> _REQUIRED TASK_
Only the pictures are omitted; repeat all other data exactly.
-- DATA TO USE start --
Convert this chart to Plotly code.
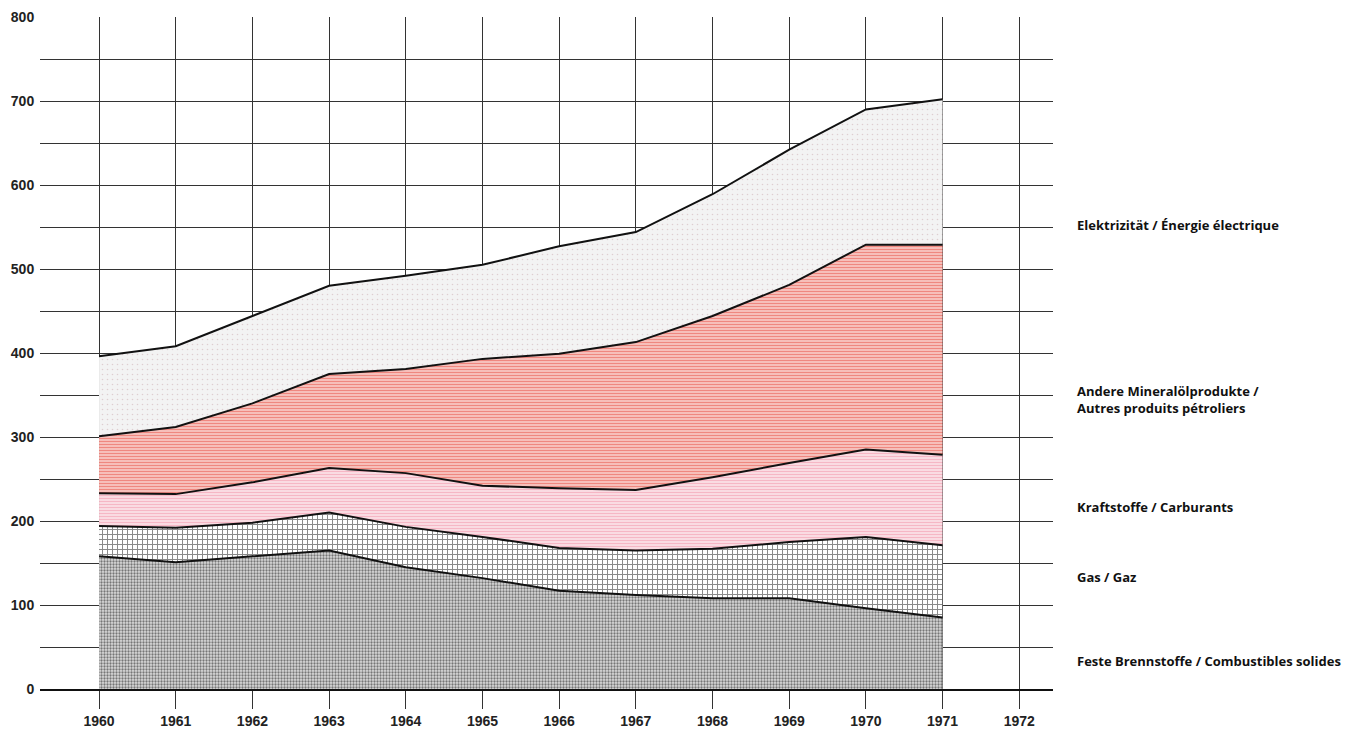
import plotly.graph_objects as go

years = [1960, 1961, 1962, 1963, 1964, 1965, 1966, 1967, 1968, 1969, 1970, 1971]

# layer values (stacked bottom to top)
feste = [158, 151, 158, 165, 145, 132, 117, 112, 108, 108, 96, 85]
gas = [36, 41, 40, 45, 48, 49, 51, 53, 59, 67, 85, 86]
kraft = [39, 40, 48, 53, 64, 61, 71, 72, 85, 94, 104, 108]
andere = [68, 80, 94, 112, 124, 151, 160, 176, 192, 212, 244, 250]
elek = [95, 96, 104, 105, 111, 112, 128, 131, 145, 161, 161, 173]

series_names = [
    "Feste Brennstoffe / Combustibles solides",
    "Gas / Gaz",
    "Kraftstoffe / Carburants",
    "Andere Mineralölprodukte /<br>Autres produits pétroliers",
    "Elektrizität / Énergie électrique",
]
label_y = [33, 133, 217, 345, 552]

x_ticks = list(range(1960, 1973))
y_ticks = list(range(0, 801, 50))
y_text = [str(v) if v % 100 == 0 else "" for v in y_ticks]

patterns = [
    dict(shape=".", fgcolor="#111111", bgcolor="#dadada", size=3, solidity=0.45),
    dict(shape="+", fgcolor="#111111", bgcolor="#ffffff", size=5, solidity=0.35),
    dict(shape="-", fgcolor="#f28ea2", bgcolor="#fbe1e8", size=3, solidity=0.45),
    dict(shape="-", fgcolor="#e42b1f", bgcolor="#fbe4e0", size=3, solidity=0.6),
    dict(shape=".", fgcolor="#c9a9ae", bgcolor="#f3f3f3", size=5, solidity=0.08),
]

fig = go.Figure()
for vals, name, pat in zip([feste, gas, kraft, andere, elek], series_names, patterns):
    fig.add_trace(go.Scatter(
        x=years, y=vals, name=name, stackgroup="one", mode="lines",
        line=dict(color="#111111", width=2),
        fillcolor=pat["bgcolor"], fillpattern=pat,
        hoverinfo="skip",
    ))

for name, yv in zip(series_names, label_y):
    fig.add_annotation(
        text=name, xref="paper", yref="y", x=(1075 - 40) / 1013, y=yv,
        xanchor="left", yanchor="middle", align="left", showarrow=False,
        font=dict(family="Open Sans", size=13, color="#111111", weight=700),
    )

fig.update_layout(
    width=1361, height=735,
    margin=dict(l=32, r=316, t=9, b=54, autoexpand=False),
    paper_bgcolor="#ffffff", plot_bgcolor="#ffffff",
    showlegend=False,
    xaxis=dict(
        range=[1959.23, 1972.44], tickvals=x_ticks, ticktext=[str(v) for v in x_ticks],
        showgrid=True, gridcolor="#333333", gridwidth=1,
        ticks="outside", ticklen=18, tickcolor="#333333", tickwidth=1,
        showline=True, linecolor="#111111", linewidth=2, zeroline=False,
        tickfont=dict(family="Liberation Sans", size=14, color="#222222", weight="bold"),
        layer="above traces", automargin=False,
    ),
    yaxis=dict(
        range=[0, 800], tickvals=y_ticks, ticktext=y_text,
        showgrid=True, gridcolor="#333333", gridwidth=1,
        ticks="outside", ticklen=2, tickcolor="rgba(0,0,0,0)",
        zeroline=False, showline=False, automargin=False,
        tickfont=dict(family="Liberation Sans", size=14, color="#222222", weight="bold"),
    ),
)

fig.write_html("out.html")
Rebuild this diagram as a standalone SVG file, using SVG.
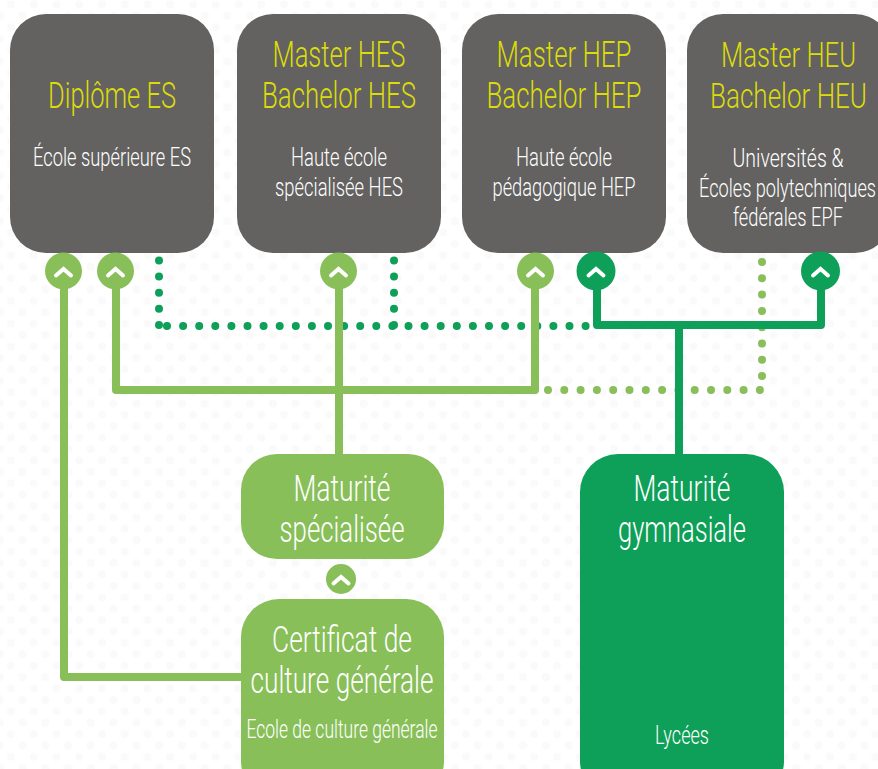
-- DATA TO USE end --
> _PROBLEM SOLUTION_
Convert this chart to Plotly code.
import plotly.graph_objects as go

years = [1960, 1961, 1962, 1963, 1964, 1965, 1966, 1967, 1968, 1969, 1970, 1971]

# layer values (stacked bottom to top)
feste = [158, 151, 158, 165, 145, 132, 117, 112, 108, 108, 96, 85]
gas = [36, 41, 40, 45, 48, 49, 51, 53, 59, 67, 85, 86]
kraft = [39, 40, 48, 53, 64, 61, 71, 72, 85, 94, 104, 108]
andere = [68, 80, 94, 112, 124, 151, 160, 176, 192, 212, 244, 250]
elek = [95, 96, 104, 105, 111, 112, 128, 131, 145, 161, 161, 173]

series_names = [
    "Feste Brennstoffe / Combustibles solides",
    "Gas / Gaz",
    "Kraftstoffe / Carburants",
    "Andere Mineralölprodukte /<br>Autres produits pétroliers",
    "Elektrizität / Énergie électrique",
]
label_y = [33, 133, 217, 345, 552]

x_ticks = list(range(1960, 1973))
y_ticks = list(range(0, 801, 50))
y_text = [str(v) if v % 100 == 0 else "" for v in y_ticks]

patterns = [
    dict(shape=".", fgcolor="#111111", bgcolor="#dadada", size=3, solidity=0.45),
    dict(shape="+", fgcolor="#111111", bgcolor="#ffffff", size=5, solidity=0.35),
    dict(shape="-", fgcolor="#f28ea2", bgcolor="#fbe1e8", size=3, solidity=0.45),
    dict(shape="-", fgcolor="#e42b1f", bgcolor="#fbe4e0", size=3, solidity=0.6),
    dict(shape=".", fgcolor="#c9a9ae", bgcolor="#f3f3f3", size=5, solidity=0.08),
]

fig = go.Figure()
for vals, name, pat in zip([feste, gas, kraft, andere, elek], series_names, patterns):
    fig.add_trace(go.Scatter(
        x=years, y=vals, name=name, stackgroup="one", mode="lines",
        line=dict(color="#111111", width=2),
        fillcolor=pat["bgcolor"], fillpattern=pat,
        hoverinfo="skip",
    ))

for name, yv in zip(series_names, label_y):
    fig.add_annotation(
        text=name, xref="paper", yref="y", x=(1075 - 40) / 1013, y=yv,
        xanchor="left", yanchor="middle", align="left", showarrow=False,
        font=dict(family="Open Sans", size=13, color="#111111", weight=700),
    )

fig.update_layout(
    width=1361, height=735,
    margin=dict(l=32, r=316, t=9, b=54, autoexpand=False),
    paper_bgcolor="#ffffff", plot_bgcolor="#ffffff",
    showlegend=False,
    xaxis=dict(
        range=[1959.23, 1972.44], tickvals=x_ticks, ticktext=[str(v) for v in x_ticks],
        showgrid=True, gridcolor="#333333", gridwidth=1,
        ticks="outside", ticklen=18, tickcolor="#333333", tickwidth=1,
        showline=True, linecolor="#111111", linewidth=2, zeroline=False,
        tickfont=dict(family="Liberation Sans", size=14, color="#222222", weight="bold"),
        layer="above traces", automargin=False,
    ),
    yaxis=dict(
        range=[0, 800], tickvals=y_ticks, ticktext=y_text,
        showgrid=True, gridcolor="#333333", gridwidth=1,
        ticks="outside", ticklen=2, tickcolor="rgba(0,0,0,0)",
        zeroline=False, showline=False, automargin=False,
        tickfont=dict(family="Liberation Sans", size=14, color="#222222", weight="bold"),
    ),
)

fig.write_html("out.html")
Rebuild this diagram as a standalone SVG file, using SVG.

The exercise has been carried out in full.